Thu, March 30, 8:30 to 10:00am, The Drake Hotel, French

Session Submission Type: Roundtable

Abstract

The past few years have witnessed a revived interest in the role of capitalism in environmental history. This turn toward examining the role of global markets and economic systems in explaining humans’ relationship to the environment and environmental change is exciting and is pushing the field in prosperous new directions. Is the focus on capitalism, however, coming at the expense of discounting other important developments in human social, cultural, and political structures in understanding the changing relationship between humans and nonhuman nature? How might changing political ideology in the West, for instance, shape the rules under which capitalism works?

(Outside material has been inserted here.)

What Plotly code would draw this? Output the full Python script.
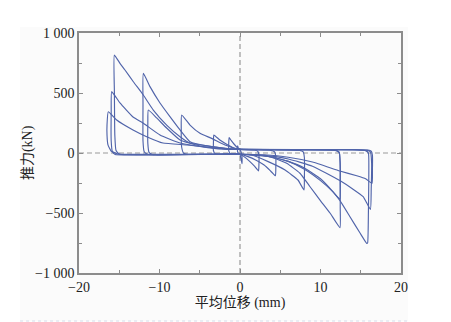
import plotly.graph_objects as go

# ---- data (displacement in mm, thrust in kN) ----
loop0_x = [0, 0.1, 0.25, 0.25, 0.1, 0, -0.2, -0.3, -0.3, -0.1, 0]
loop0_y = [-10, -40, -90, -30, 15, 25, 40, 60, 10, -8, -10]

loop1_x = [0, 0.5, 1.2, 1.8, 2.3, 2.35, 2.35, 2.2, 1.8, 1.0, 0,
           -0.25, -0.75, -1.1, -1.35, -1.4, -1.4, -1.2, -0.8, 0]
loop1_y = [-10, -30, -70, -110, -150, -100, -20, 15, 25, 28, 30,
           40, 75, 105, 128, 80, 20, -5, -10, -10]

loop2_x = [0, 1, 2, 3, 3.8, 4.4, 4.45, 4.45, 4.3, 3.8, 2, 0,
           -0.5, -1.5, -2.5, -3.25, -3.3, -3.3, -3.1, -2.6, 0]
loop2_y = [-10, -30, -60, -100, -150, -190, -120, -30, 10, 22, 27, 30,
           33, 67, 108, 150, 90, 20, -5, -10, -10]

loop3_x = [0, 1.45, 3.5, 5.6, 7.2, 7.95, 8.0, 8.0, 7.85, 7.4, 4, 0,
           -0.25, -1.86, -3.52, -4.97, -6.21, -7.25, -7.3, -7.25, -7.0, -6.5, 0]
loop3_y = [-10, -17, -72, -142, -225, -308, -200, -40, 10, 22, 27, 30,
           33, 67, 122, 164, 233, 317, 200, 50, -2, -10, -10]

loop4_x = [0, 2, 3.7, 5.8, 7.45, 8.7, 9.94, 11.18, 12.42, 12.45, 12.45, 12.35, 12.0, 11, 6, 0,
           -1.24, -3.73, -6.21, -7.45, -8.7, -9.94, -11.18, -12.01,
           -12.05, -12.05, -11.9, -11.5, -10.5, -5, 0]
loop4_y = [-10, -20, -31, -86, -169, -281, -392, -500, -622, -450, -150, 0, 20, 25, 28, 30,
           35, 55, 94, 192, 303, 417, 553, 664,
           400, 100, 10, -10, -15, -12, -10]

loop5_x = [0, 2, 4, 6, 8, 10, 11.5, 12.4, 12.45, 12.45, 12.3, 11.8, 6, 0,
           -2, -4.97, -7.45, -9.11, -10.35, -11.39,
           -11.45, -11.45, -11.3, -10.9, -9, 0]
loop5_y = [-10, -15, -35, -70, -135, -230, -320, -385, -250, -80, 10, 22, 27, 30,
           35, 58, 108, 208, 292, 358,
           250, 80, 5, -12, -15, -10]

loop6_x = [0, 2, 4, 6, 8, 10, 11.5, 12.4, 13.66, 14.91, 15.74, 15.85,
           15.95, 16.0, 15.95, 15.6, 14.5, 8, 0,
           -1.24, -3.1, -6.21, -7.45, -9.11, -10.77, -12.01, -13.25, -14.29, -14.91, -15.61,
           -15.6, -15.55, -15.4, -15.0, -14, -10, 0]
loop6_y = [-10, -15, -35, -70, -125, -215, -320, -395, -531, -667, -753, -750,
           -500, -200, 0, 20, 25, 28, 30,
           32, 50, 83, 136, 233, 358, 483, 594, 692, 747, 817,
           500, 150, 20, -8, -15, -15, -10]

loop7_x = [0, 3, 6, 9, 12.4, 14, 15.3, 16.2,
           16.3, 16.35, 16.2, 15.8, 14, 0,
           -1.5, -4, -7.45, -9.94, -12.05, -13.29, -14.91, -15.94,
           -16.0, -16.0, -15.85, -15.5, -14, 0]
loop7_y = [-10, -20, -50, -110, -230, -300, -364, -470,
           -300, -80, 10, 22, 27, 30,
           30, 45, 83, 150, 250, 300, 417, 511,
           350, 100, 10, -12, -16, -10]

loop8_x = [0, 3, 6, 9, 12.4, 14.5, 15.6, 16.4,
           16.45, 16.45, 16.3, 15.9, 14, 0,
           -3.1, -6.58, -9.57, -11.59, -13.29, -15.32, -16.36,
           -16.52, -16.52, -16.4, -16.02, -15.16, -14, 0]
loop8_y = [-10, -15, -35, -75, -150, -190, -215, -253,
           -150, -20, 15, 25, 28, 30,
           42, 67, 83, 136, 192, 275, 344,
           233, 150, 67, 17, -8, -12, -10]

loops = [(loop0_x, loop0_y), (loop1_x, loop1_y), (loop2_x, loop2_y), (loop3_x, loop3_y),
         (loop4_x, loop4_y), (loop5_x, loop5_y), (loop6_x, loop6_y), (loop7_x, loop7_y),
         (loop8_x, loop8_y)]

y_tickvals = [-1000, -500, 0, 500, 1000]
y_ticktext = ["\u22121 000", "\u2212500", "0", "500", "1 000"]
x_tickvals = [-20, -10, 0, 10, 20]
x_ticktext = ["\u221220", "\u221210", "0", "10", "20"]

x_title = "平均位移 (mm)"
y_title = "推力(kN)"

LINE = "#5064aa"
AX = "#8c8c8c"
FONT = "Liberation Serif, Noto Sans CJK SC, serif"

fig = go.Figure()
for lx, ly in loops:
    fig.add_trace(go.Scatter(x=lx, y=ly, mode="lines",
                             line=dict(color=LINE, width=1.15, shape="spline", smoothing=0.4),
                             showlegend=False, hoverinfo="skip"))

axis_common = dict(showline=True, linecolor=AX, linewidth=1.5, mirror="ticks",
                   ticks="inside", ticklen=4, tickcolor=AX, tickwidth=1,
                   showgrid=False, zeroline=False,
                   tickfont=dict(family=FONT, size=14, color="#222"))

fig.update_xaxes(range=[-20, 20], tickvals=x_tickvals, ticktext=x_ticktext,
                 minor=dict(tick0=0, dtick=5, ticks="inside", ticklen=3, tickcolor=AX),
                 title=dict(text=x_title, font=dict(family=FONT, size=14, color="#222"),
                            standoff=4),
                 **axis_common)
fig.update_yaxes(range=[-1000, 1000], tickvals=y_tickvals, ticktext=y_ticktext,
                 minor=dict(tick0=0, dtick=250, ticks="inside", ticklen=3, tickcolor=AX),
                 **axis_common)

shapes = [
    # light panel behind the figure
    dict(type="rect", xref="paper", yref="paper", x0=-0.183, x1=1.022, y0=-0.2, y1=1.025,
         fillcolor="#fbfbfb", line=dict(width=0), layer="below"),
    # dotted rule at bottom
    dict(type="line", xref="paper", yref="paper", x0=-0.183, x1=1.022, y0=-0.2, y1=-0.2,
         line=dict(color="#d4dcea", width=1, dash="dot")),
    # dashed zero lines
    dict(type="line", xref="x", yref="paper", x0=0, x1=0, y0=0, y1=1,
         line=dict(color="#999999", width=1.2, dash="5px,3px"), layer="below"),
    dict(type="line", xref="paper", yref="y", x0=0, x1=1, y0=0, y1=0,
         line=dict(color="#999999", width=1.2, dash="5px,3px"), layer="below"),
]

fig.update_layout(width=451, height=322,
                  margin=dict(l=79, r=50, t=33, b=49),
                  paper_bgcolor="white", plot_bgcolor="rgba(0,0,0,0)",
                  shapes=shapes, showlegend=False,
                  annotations=[dict(text=y_title, textangle=-90, xref="paper", yref="paper",
                                    x=-0.158, y=0.5, xanchor="center", yanchor="middle",
                                    showarrow=False,
                                    font=dict(family=FONT, size=14, color="#222"))])

fig.write_html("out.html")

One of the notable developments of the past half century in the West has been a shift from the welfare and New Deal liberalism of the first half of the twentieth century toward an emphasis on deregulation, laissez-faire economic principles, and smaller government embodied in neoliberalism. This transition has coincided with the rise of the modern environmental regulatory movement in the developed world and has had implications for government-directed environmental management efforts from the local to the global level including climate change. Market-based strategies have influenced efforts to curb carbon pollution and achieve sustainability and new environmental movements have formed in response to the perceived failure of government deregulation to manage public environmental goods, such as with the water crisis in Flint, Michigan. While usually associated with politics and economics, neoliberal ideology also has cultural dimensions providing further insight into the changing relationship between humans and the environment. This roundtable will seek to add to the growing dialogue about the role of capitalism in environmental history by asking historians to reflect upon the relationship between the rise of neoliberalism and environmental history and ponder potential new directions for inquiry.